Going from being a plucky startup to admired social business isn’t a leap many make. Back in 2012, Who Gives A Crap founders Simon Griffiths, Jehan Ratnatunga and Danny Alexander decided to try and help some of the 2.5 billion people across the world who don’t have access to a toilet … by selling toilet paper.
It’s a story that started on the toilet when Griffiths spent 50 hours on one in a draughty warehouse until they reached their initial funding target. Over the ensuing years, people and businesses rolled in and embraced the idea that buying something they use every day can do a little good.
Full disclosure: I’m a happy customer with stacks of their jauntily wrapped rolls sitting on a shelf in my bathroom.
Central to the Who Gives a Crap business model is the promise to donate ‘50% of the profits to build toilets’, but while sitting on the loo in that warehouse it’s unlikely the founders imagined a $5.85 million donation was less than 10 years away.
Before hoarding toilet paper became the COVID-19 pastime anyone could play, Who Gives a Crap’s total donations was under $3 million since 2012. And if it weren’t for a dose of pandemic panic buying that number wouldn’t have changed as dramatically as it did.
In his book Great by Choice, Jim Collins’ research showed successful and unsuccessful companies get about the same amount of good and bad luck. What’s different is their ‘return on luck‘, or in other words, how well they take advantage of good luck and survive the bad.
Not all companies can translate or survive ‘luck’ events. That Who Gives A Crap did is due, in no small measure, to how it uses the elements of its brand result — the organisation identity of its purpose and values shows up across the business in how it does things and makes promises.

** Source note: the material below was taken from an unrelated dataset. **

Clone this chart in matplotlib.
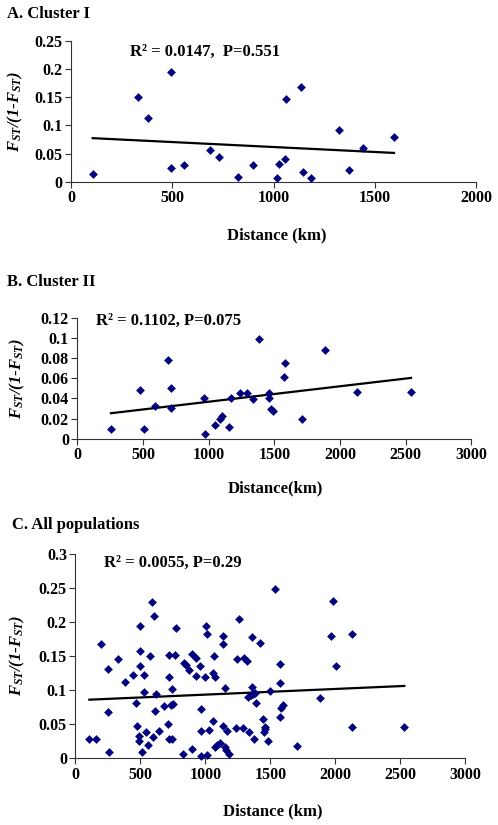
import numpy as np
import matplotlib
matplotlib.use("Agg")
import matplotlib.pyplot as plt

plt.rcParams['font.family'] = ['Liberation Serif', 'DejaVu Serif']
plt.rcParams['font.weight'] = 'bold'
plt.rcParams['mathtext.fontset'] = 'custom'
plt.rcParams['mathtext.rm'] = 'Liberation Serif:italic:bold'
plt.rcParams['mathtext.it'] = 'Liberation Serif:italic:bold'
plt.rcParams['mathtext.bf'] = 'Liberation Serif:italic:bold'

# Panel A - Cluster I
dist_a = [107, 331, 380, 494, 494, 559, 686, 732, 826, 897, 1015, 1028, 1058,
          1063, 1136, 1144, 1185, 1324, 1372, 1440, 1595]
fst_a = [0.013, 0.151, 0.113, 0.195, 0.025, 0.029, 0.056, 0.043, 0.009, 0.029,
         0.006, 0.031, 0.041, 0.147, 0.168, 0.017, 0.007, 0.091, 0.020, 0.059, 0.079]

# Panel B - Cluster II
dist_b = [256, 475, 510, 591, 688, 711, 716, 962, 970, 1048, 1084, 1099, 1155,
          1168, 1236, 1289, 1335, 1386, 1457, 1462, 1477, 1490, 1576, 1581,
          1711, 1888, 2132, 2541]
fst_b = [0.010, 0.0486, 0.0096, 0.032, 0.0777, 0.0506, 0.030, 0.0403, 0.0046,
         0.0139, 0.0198, 0.0225, 0.0116, 0.0403, 0.0453, 0.0456, 0.039, 0.0985,
         0.0403, 0.045, 0.029, 0.0278, 0.0615, 0.075, 0.0192, 0.0879, 0.0466, 0.0463]

# Panel C - All populations
dist_c = [108, 156, 197, 249, 249, 259, 331, 385, 441, 467, 472, 492, 492, 497,
          497, 500, 513, 531, 531, 541, 559, 577, 590, 595, 603, 621, 615, 644,
          685, 710, 718, 720, 720, 736, 741, 746, 751, 764, 777, 828, 838, 851,
          874, 897, 897, 928, 928, 962, 967, 964, 967, 995, 1005, 1013, 1015,
          1031, 1062, 1062, 1067, 1074, 1077, 1092, 1110, 1133, 1133, 1136, 1149,
          1149, 1156, 1167, 1185, 1233, 1241, 1262, 1287, 1295, 1318, 1328, 1333,
          1349, 1362, 1362, 1369, 1377, 1382, 1387, 1421, 1444, 1451, 1459, 1459,
          1485, 1497, 1538, 1574, 1574, 1574, 1582, 1600, 1703, 1882, 1969, 1985,
          2005, 2126, 2126, 2531]
fst_c = [0.028, 0.028, 0.168, 0.131, 0.068, 0.009, 0.146, 0.112, 0.123, 0.081,
         0.048, 0.033, 0.025, 0.195, 0.135, 0.157, 0.009, 0.122, 0.097, 0.039,
         0.019, 0.150, 0.229, 0.031, 0.209, 0.094, 0.070, 0.040, 0.077, 0.050,
         0.119, 0.151, 0.029, 0.078, 0.029, 0.102, 0.080, 0.151, 0.191, 0.007,
         0.140, 0.137, 0.129, 0.013, 0.153, 0.147, 0.121, 0.136, 0.073, 0.040,
         0.003, 0.119, 0.194, 0.182, 0.005, 0.042, 0.125, 0.055, 0.150, 0.120,
         0.016, 0.020, 0.023, 0.047, 0.179, 0.168, 0.103, 0.016, 0.012, 0.040,
         0.007, 0.0445, 0.146, 0.205, 0.0445, 0.148, 0.143, 0.090, 0.039, 0.093,
         0.178, 0.105, 0.095, 0.028, 0.096, 0.081, 0.169, 0.057, 0.039, 0.043,
         0.0455, 0.026, 0.099, 0.248, 0.110, 0.138, 0.060, 0.074, 0.078, 0.018,
         0.088, 0.180, 0.231, 0.136, 0.182, 0.046, 0.0455]

titles = ["A. Cluster I", "B. Cluster II", "C. All populations"]
stats = ["R\u00b2 = 0.0147,  P=0.551", "R\u00b2 = 0.1102, P=0.075", "R\u00b2 = 0.0055, P=0.29"]
xlabels = ["Distance (km)", "Distance(km)", "Distance (km)"]
xmaxes = [2000, 3000, 3000]
ymaxes = [0.25, 0.12, 0.3]
ysteps = [0.05, 0.02, 0.05]
data = [(dist_a, fst_a), (dist_b, fst_b), (dist_c, fst_c)]

W, H = 498, 825
# axes boxes in pixels: left, top, right, bottom
boxes = [(71, 40.7, 476, 181.7), (77.3, 317.7, 471.3, 438.7), (75.3, 554, 465.3, 758.3)]
title_pos = [(7, 14), (7, 282), (12, 525)]
r2_pos = [(130, 52), (96, 321), (104, 563)]
xlab_pos = [(277, 235), (275, 488), (273, 811)]
ylab_x = [15, 17, 17]

fig = plt.figure(figsize=(W / 100, H / 100), dpi=100)

for i in range(3):
    l, t, r, btm = boxes[i]
    ax = fig.add_axes([l / W, 1 - btm / H, (r - l) / W, (btm - t) / H])
    xs = np.array(data[i][0])
    ys = np.array(data[i][1])
    ax.scatter(xs, ys, marker='D', s=20, color='#00007f', zorder=3, linewidths=0, clip_on=False)
    k, b = np.polyfit(xs, ys, 1)
    xl = np.array([xs.min(), xs.max()])
    ax.plot(xl, k * xl + b, color='black', lw=1.6)
    ax.set_xlim(0, xmaxes[i])
    ax.set_ylim(0, ymaxes[i])
    ax.set_xticks(np.arange(0, xmaxes[i] + 1, 500))
    yt = np.round(np.arange(0, ymaxes[i] + ysteps[i] / 2, ysteps[i]), 3)
    ax.set_yticks(yt)
    ax.set_yticklabels(["{:g}".format(v) for v in yt])
    ax.spines['top'].set_visible(False)
    ax.spines['right'].set_visible(False)
    ax.spines['left'].set_color('#333333')
    ax.spines['bottom'].set_color('#333333')
    ax.tick_params(direction='out', length=4, width=0.8, colors='#333333',
                   labelcolor='black', labelsize=11.5, pad=2)
    for lab in ax.get_xticklabels() + ax.get_yticklabels():
        lab.set_fontweight('bold')

    fig.text(ylab_x[i] / W, 1 - (t + btm) / 2 / H, r'$F_{ST}/(1$-$F_{ST})$',
             fontsize=12, rotation=90, va='center', ha='center')
    tx, ty = title_pos[i]
    fig.text(tx / W, 1 - ty / H, titles[i], fontsize=12, fontweight='bold', va='center', ha='left')
    rx, ry = r2_pos[i]
    fig.text(rx / W, 1 - ry / H, stats[i], fontsize=12, fontweight='bold', va='center', ha='left')
    lx, ly = xlab_pos[i]
    fig.text(lx / W, 1 - ly / H, xlabels[i], fontsize=12, fontweight='bold', va='center', ha='center')

fig.savefig("out.png", dpi=100)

The promises the business makes get kept by the experience people have. From the seamless process of buying the bright, happy wrapped toiler rolls, to wiping with their soft, comfy recycled sheets. And reading about the collective impact of sanitation projects funded in the third world.
Flush and repeat the basics. But there are also piles of other trades that contribute. Here’s a company that knows the relative value of its different capitals and how to trade them successfully. I know it can be almost unseemly to talk about money and social enterprise in the same sentence, but let’s take the recent profits as a visible example.
Profits, aka financial capital, are not the bad guys. But hoarding them like Joe on a toilet paper bender isn’t a good way to grow. Who Gives A Crap trades a chunk of the profits it makes selling toilet paper for things that are worth more than money.
For example, to keep its most prominent promise, it gives 50% of profits to partners who put it to work on those sanitation projects. In less emotive terms, the business trades some of its financial capital for the more valuable social and relationship capital.
You could say Who Gives A Crap is a super-efficient social and relationship capital engine, and it has steadily used the energy it generates since day one to continue to grow.
Why is one form of capital more valuable than the other? Because social and relationship capital expands with use. For example, by trading profits for sanitation projects in the third-world, Who Gives a Crap builds more robust partnerships and gains goodwill from customers, who help it get more customers.
The results of those and other trades get stored in the brand. So when people think of toilet paper that does a little good, they give a crap.
Don’t think about the brand as a thing you create. Take a look at what you’re trading and let your brand be a warehouse for the results.